MADLAD-400 3B-MT — MLX (Apple Silicon)

Quantized MLX port of google/madlad400-3b-mt for on-device, many-to-many translation across 400+ languages on Apple Silicon. Apache 2.0.

Architecture

T5 v1.1 encoder-decoder with relative position bias:

32 encoder + 32 decoder layers
d_model = 2048, d_kv = 128, num_heads = 16, d_ff = 16384
Gated GeLU FFN (wi_0, wi_1, wo)
RMSNorm pre-norm, no biases
Relative position bias (32 buckets, max distance 128) — first layer of each stack
Separate lm_head (NOT tied to embeddings)
SentencePiece vocabulary, 256,512 tokens (includes 400+ <2xx> target-language tokens)

Variants

Variant	Size	Path
INT4	~1.6 GB	`int4/model.safetensors`
INT8	~3.1 GB	`int8/model.safetensors`

Each variant includes config.json, tokenizer.json, tokenizer_config.json, special_tokens_map.json, and spiece.model.

Usage

import MADLADTranslation

let translator = try await MADLADTranslator.fromPretrained(quantization: .int4)
let es = try translator.translate("Hello, how are you?", to: "es")
// → "Hola, ¿cómo estás?"

let zh = try translator.translate("Where is the library?", to: "zh")
// → "图书馆在哪里？
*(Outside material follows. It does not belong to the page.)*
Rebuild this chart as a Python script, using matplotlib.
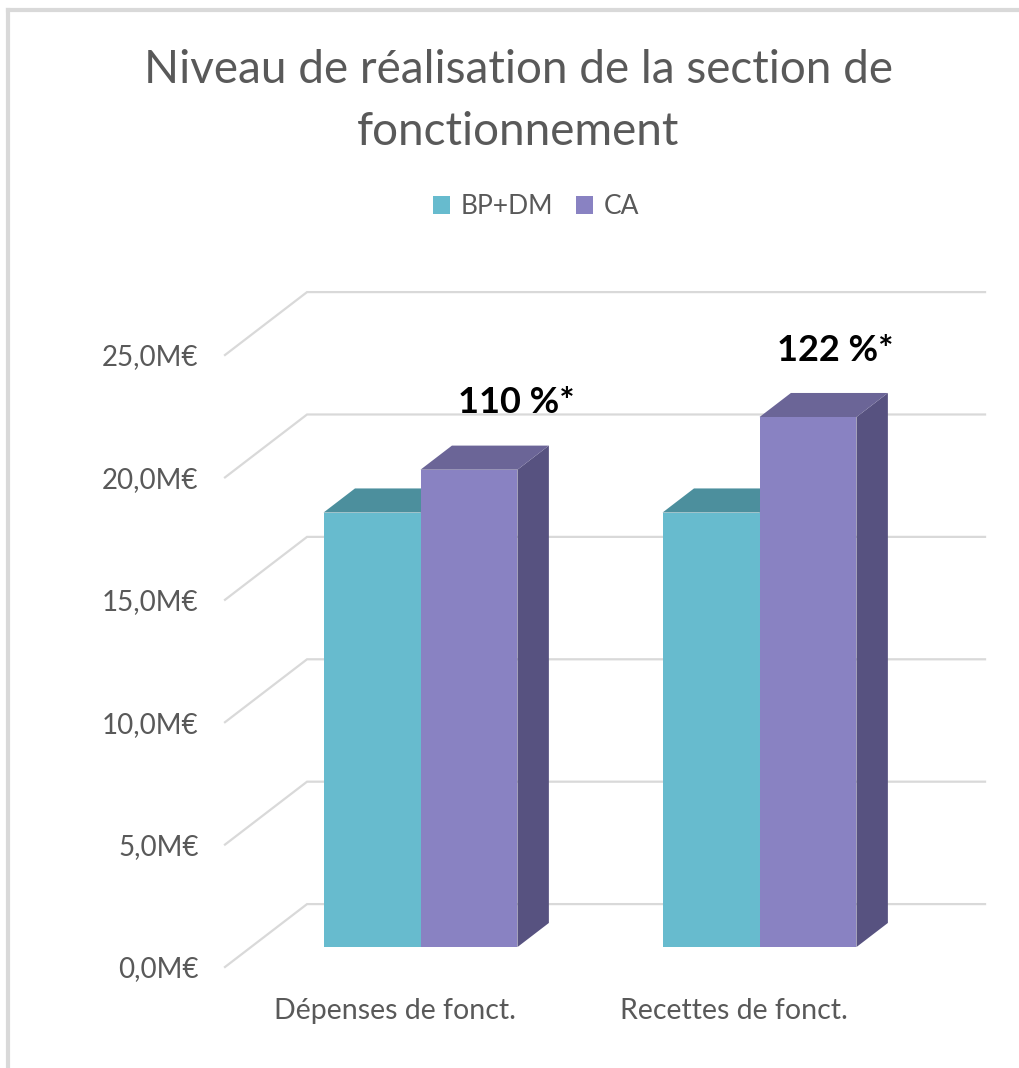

"

The target language is the only required parameter — MADLAD auto-detects the source language from the input text. Specify it as an ISO 639-1 code (or any of MADLAD's supported language tags); the tokenizer turns it into a leading <2{lang}> token.

CLI:

audio translate "Good morning" --to fr
audio transcribe meeting.wav | audio translate --to es

Part of the soniqo speech toolkit for Apple Silicon.

Conversion

Quantized directly from google/madlad400-3b-mt using mx.quantize() (group_size=64). The duplicate encoder/decoder.embed_tokens.weight keys are dropped — both encoder and decoder reuse shared.weight directly. Linear projections (q/k/v/o, wi_0/wi_1/wo, lm_head, shared) are quantized; RMSNorm scales and the relative-position-bias table stay as fp16.